--- start ---

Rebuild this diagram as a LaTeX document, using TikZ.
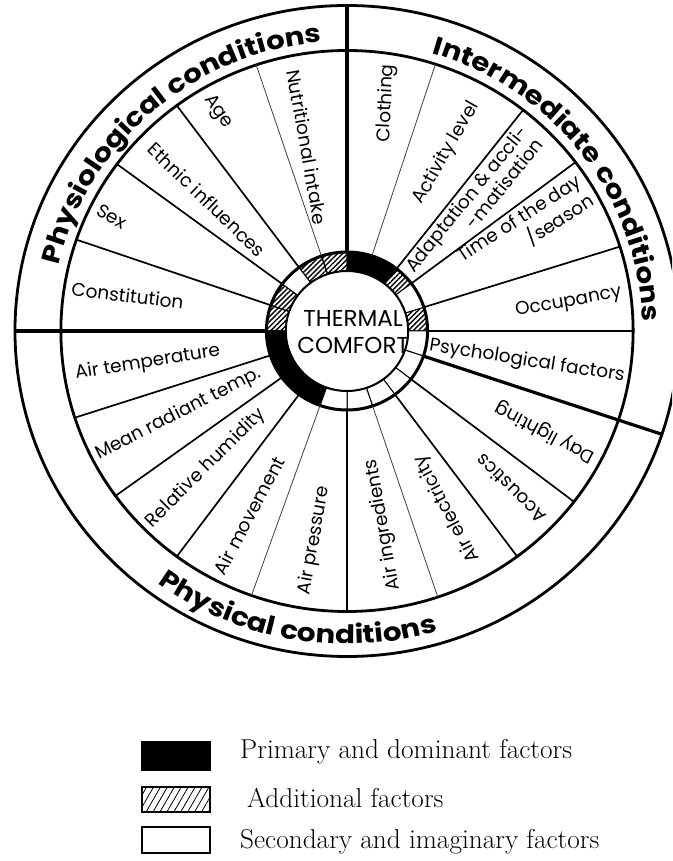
\documentclass[tikz,border=0pt]{standalone}
\usepackage{fontspec}
\setsansfont{Poppins}
\newfontfamily\headfont{Poppins}[FakeStretch=1.15]
\usetikzlibrary{decorations.text,patterns.meta}
\begin{document}
\begin{tikzpicture}[x=1pt,y=1pt,
  rim/.style={line width=2.8pt},
  spoke/.style={line width=1.7pt},
  fine/.style={line width=0.8pt, black!75},
  divider/.style={line width=3.2pt},
  lab/.style={font=\sffamily\fontsize{18.5}{20}\selectfont, inner sep=0pt, align=center},
  segline/.style={line width=1pt},
  segblack/.style={segline, fill=black},
  seghatch/.style={segline, pattern={Lines[angle=45,distance=3.6pt,line width=1.4pt]}},
  segwhite/.style={segline, fill=white},
  keybox/.style={line width=1.2pt},
  keytext/.style={font=\fontsize{27.3}{29}\selectfont, anchor=base west, inner sep=0pt}
]
\clip (-347,-530) rectangle (325,331);
\fill[white] (-347,-530) rectangle (325,331);

\begin{scope}[xscale=1.02]
  % outer band carrying the three group titles
  \draw[rim] (0,0) circle[radius=325.5];
  \draw[rim] (0,0) circle[radius=280.5];

  % central ring, one segment per factor
  \foreach \a/\b in {90/72, 72/52, -109.5/-126.5, -126.5/-144, -144/-162, -162/-180}
    \draw[segblack] (\a:60) arc[start angle=\a, end angle=\b, radius=60]
      -- (\b:79) arc[start angle=\b, end angle=\a, radius=79] -- cycle;
  \foreach \a/\b in {180/161, 161/143.5, 126.5/108.5, 108.5/90, 52/37, 17.5/0}
    \draw[seghatch] (\a:60) arc[start angle=\a, end angle=\b, radius=60]
      -- (\b:79) arc[start angle=\b, end angle=\a, radius=79] -- cycle;
  \foreach \a/\b in {143.5/126.5, 37/17.5, 0/-18.5, -18.5/-37.5, -37.5/-53.5, -53.5/-71.5, -71.5/-90, -90/-109.5}
    \draw[segwhite] (\a:60) arc[start angle=\a, end angle=\b, radius=60]
      -- (\b:79) arc[start angle=\b, end angle=\a, radius=79] -- cycle;
  \draw[line width=3pt] (0,0) circle[radius=79];
  \draw[line width=2pt] (0,0) circle[radius=60];

  % spokes between the factors
  \foreach \a in {161,143.5,126.5,52,37,17.5,0,-37.5,-53.5,-90,-126.5,-144,-162}
    \draw[spoke] (\a:79) -- (\a:280.5);
  \foreach \a in {108.5,72,-71.5,-109.5}
    \draw[fine] (\a:79) -- (\a:280.5);
  \foreach \a in {180,90,-18.5}
    \draw[divider] (\a:79) -- (\a:325.5);

  % centre
  \node (tc) [font=\sffamily\fontsize{23}{27}\selectfont, align=center, inner sep=0pt] at (6,-1) {THERMAL\\COMFORT};

  % factor labels
  \node (f1)  [lab, rotate=-7]  at (170.6:218) {Constitution};
  \node (f2)  [lab, rotate=-30] at (153.6:257) {Sex};
  \node (f3)  [lab, rotate=-44] at (136.3:190) {Ethnic influences};
  \node (f4)  [lab, rotate=-55] at (120:253)   {Age};
  \node (f5)  [lab, rotate=-80] at (102:188)   {Nutritional intake};
  \node (f6)  [lab, rotate=87]  at (80.3:231)  {Clothing};
  \node (f7)  [lab, rotate=60]  at (61.3:203)  {Activity level};
  \node (f8)  [lab, rotate=51, align=right] at (45.4:177) {Adaptation \& accli-\\-matisation};
  \node (f9)  [lab, rotate=33, align=right] at (30.2:203) {Time of the day\\/season};
  \node (f10) [lab, rotate=10]  at (7.5:219)   {Occupancy};
  \node (f11) [lab, rotate=-9]  at (-9.8:179)  {Psychological factors};
  \node (f12) [lab, rotate=152] at (-27.5:219) {Day lighting};
  \node (f13) [lab, rotate=135] at (-44.5:225) {Acoustics};
  \node (f14) [lab, rotate=118] at (-61:203)   {Air electricity};
  \node (f15) [lab, rotate=100] at (-79.6:197) {Air ingredients};
  \node (f16) [lab, rotate=80]  at (261.4:212) {Air pressure};
  \node (f17) [lab, rotate=62]  at (242.5:208) {Air movement};
  \node (f18) [lab, rotate=45]  at (224.8:195) {Relative humidity};
  \node (f19) [lab, rotate=27]  at (206.7:185) {Mean radiant temp.};
  \node (f20) [lab, rotate=9]   at (189.2:198) {Air temperature};

  % group titles set along the band
  \path[decorate, decoration={text along path, text align=center,
      text={|\headfont\bfseries\fontsize{25.5}{26}\selectfont|Physiological conditions}}]
    (178:290) arc[start angle=178, end angle=84, radius=290];
  \path[decorate, decoration={text along path, text align=center,
      text={|\headfont\bfseries\fontsize{25.5}{26}\selectfont|Intermediate conditions}}]
    (84:290) arc[start angle=84, end angle=-9, radius=290];
  \path[decorate, decoration={text along path, text align=center,
      text={|\headfont\bfseries\fontsize{25.5}{26}\selectfont|Physical conditions}}]
    (215:313) arc[start angle=215, end angle=305, radius=313];
\end{scope}

% key
\draw[keybox, fill=black] (-205,-411) rectangle (-137,-439);
\draw[keybox, pattern={Lines[angle=60,distance=6pt,line width=0.8pt]}] (-205,-456) rectangle (-137,-481);
\draw[keybox] (-205,-496) rectangle (-137,-522);
\node (k1) [keytext] at (-107,-427) {Primary and dominant factors};
\node (k2) [keytext] at (-100,-476) {Additional factors};
\node (k3) [keytext] at (-107,-517) {Secondary and imaginary factors};
\end{tikzpicture}
\end{document}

--- end ---

■ THE REQUEST
From the top of the listing above, repeat each line exactly until you reach the line containing "width=2pt] (0,0) circle[radius=60];", and repeat that one too. Leave the pictures out.

■ THE SOLUTION
Rebuild this diagram as a LaTeX document, using TikZ.
\documentclass[tikz,border=0pt]{standalone}
\usepackage{fontspec}
\setsansfont{Poppins}
\newfontfamily\headfont{Poppins}[FakeStretch=1.15]
\usetikzlibrary{decorations.text,patterns.meta}
\begin{document}
\begin{tikzpicture}[x=1pt,y=1pt,
  rim/.style={line width=2.8pt},
  spoke/.style={line width=1.7pt},
  fine/.style={line width=0.8pt, black!75},
  divider/.style={line width=3.2pt},
  lab/.style={font=\sffamily\fontsize{18.5}{20}\selectfont, inner sep=0pt, align=center},
  segline/.style={line width=1pt},
  segblack/.style={segline, fill=black},
  seghatch/.style={segline, pattern={Lines[angle=45,distance=3.6pt,line width=1.4pt]}},
  segwhite/.style={segline, fill=white},
  keybox/.style={line width=1.2pt},
  keytext/.style={font=\fontsize{27.3}{29}\selectfont, anchor=base west, inner sep=0pt}
]
\clip (-347,-530) rectangle (325,331);
\fill[white] (-347,-530) rectangle (325,331);

\begin{scope}[xscale=1.02]
  % outer band carrying the three group titles
  \draw[rim] (0,0) circle[radius=325.5];
  \draw[rim] (0,0) circle[radius=280.5];

  % central ring, one segment per factor
  \foreach \a/\b in {90/72, 72/52, -109.5/-126.5, -126.5/-144, -144/-162, -162/-180}
    \draw[segblack] (\a:60) arc[start angle=\a, end angle=\b, radius=60]
      -- (\b:79) arc[start angle=\b, end angle=\a, radius=79] -- cycle;
  \foreach \a/\b in {180/161, 161/143.5, 126.5/108.5, 108.5/90, 52/37, 17.5/0}
    \draw[seghatch] (\a:60) arc[start angle=\a, end angle=\b, radius=60]
      -- (\b:79) arc[start angle=\b, end angle=\a, radius=79] -- cycle;
  \foreach \a/\b in {143.5/126.5, 37/17.5, 0/-18.5, -18.5/-37.5, -37.5/-53.5, -53.5/-71.5, -71.5/-90, -90/-109.5}
    \draw[segwhite] (\a:60) arc[start angle=\a, end angle=\b, radius=60]
      -- (\b:79) arc[start angle=\b, end angle=\a, radius=79] -- cycle;
  \draw[line width=3pt] (0,0) circle[radius=79];
  \draw[line width=2pt] (0,0) circle[radius=60];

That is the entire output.